With that said, there are others on this earth who re-create (for example, participate in gaming or worship) in the very activity of living itself so that we do not engage in setting aside outward frameworks within which we go about re-creating or worshipping for that matter. While we acknowledge the existence of outward gaming and worship frameworks or platforms, we may not participate in them because we live in the activity of re-creating or worshipping itself in itself. Living in the activity of re-creating or worshipping in all moments and circumstance in daily life makes entering into an outwardly established gaming, economic, religious, worship, and political, platforms or frameworks unnecessary. As with many of the founding Quakers (not all), we do not participate in the establishment or setting aside of outward religious institutions and instrumentalities and practices because those outward forms are not relevant to our experience which is established Itself in itself. We participate in the activity of worship and re-creating in every moment of our lives. Our conscious is not anchored in and our conscience is not informed by outward gaming or worshipping frameworks. In the same way,  we do not set aside or participate holy-days because a conscious anchored in and a conscious informed in the activity of re-creating or worshipping itself in itself knows a life that is holy in all moments and circumstances. It is just not necessary to set aside outward special days and times of holiness or celebration; even as we acknowledge the "integrity" of those outward holy-days for many people even when those holy-days and the language of those holy-days are not metaphoric in any way.

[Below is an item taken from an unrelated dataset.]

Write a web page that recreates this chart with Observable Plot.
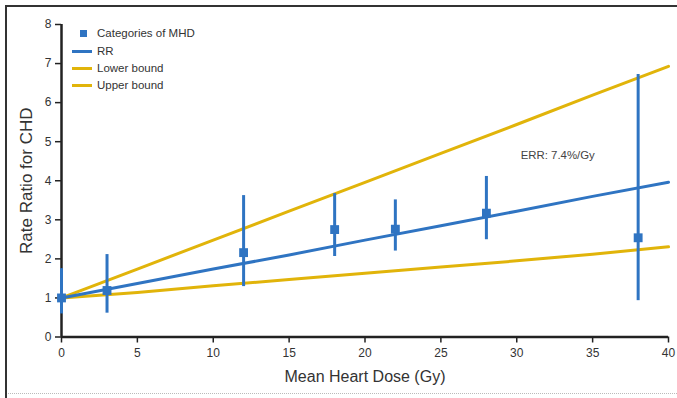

Thanks you for your words.


At 6:03pm on 12th mo. 10, 2015, Forrest Curo said…

Yeah, it's a little backasswards how this works -- but then we don't end up with all the liter in the same place. I really agree about The Exam; I get Spot Quizzes instead. (I don't always like the way these turn out!)

I did a poem once abt:

'Practice the corpse pose;it will be on The Exam'

but then so are sunsets.

The trouble with "How effective were you as an activist?" is that Jesus would have flunked that one. So maybe it's not such a good question. At best (unless you died of being thumped by a cop) you'd still face a further question: "Yes, but what have you done for Me lately?"

At 5:09pm on 12th mo. 10, 2015, Forrest Curo said…

I'm liking your last rant over on Keith's piece (where it really is slightly off-topic, alas!)

But (begging the question of whether there is such a thing) I really can't see "How effective were you as an activist?" being among the questions on The Exam.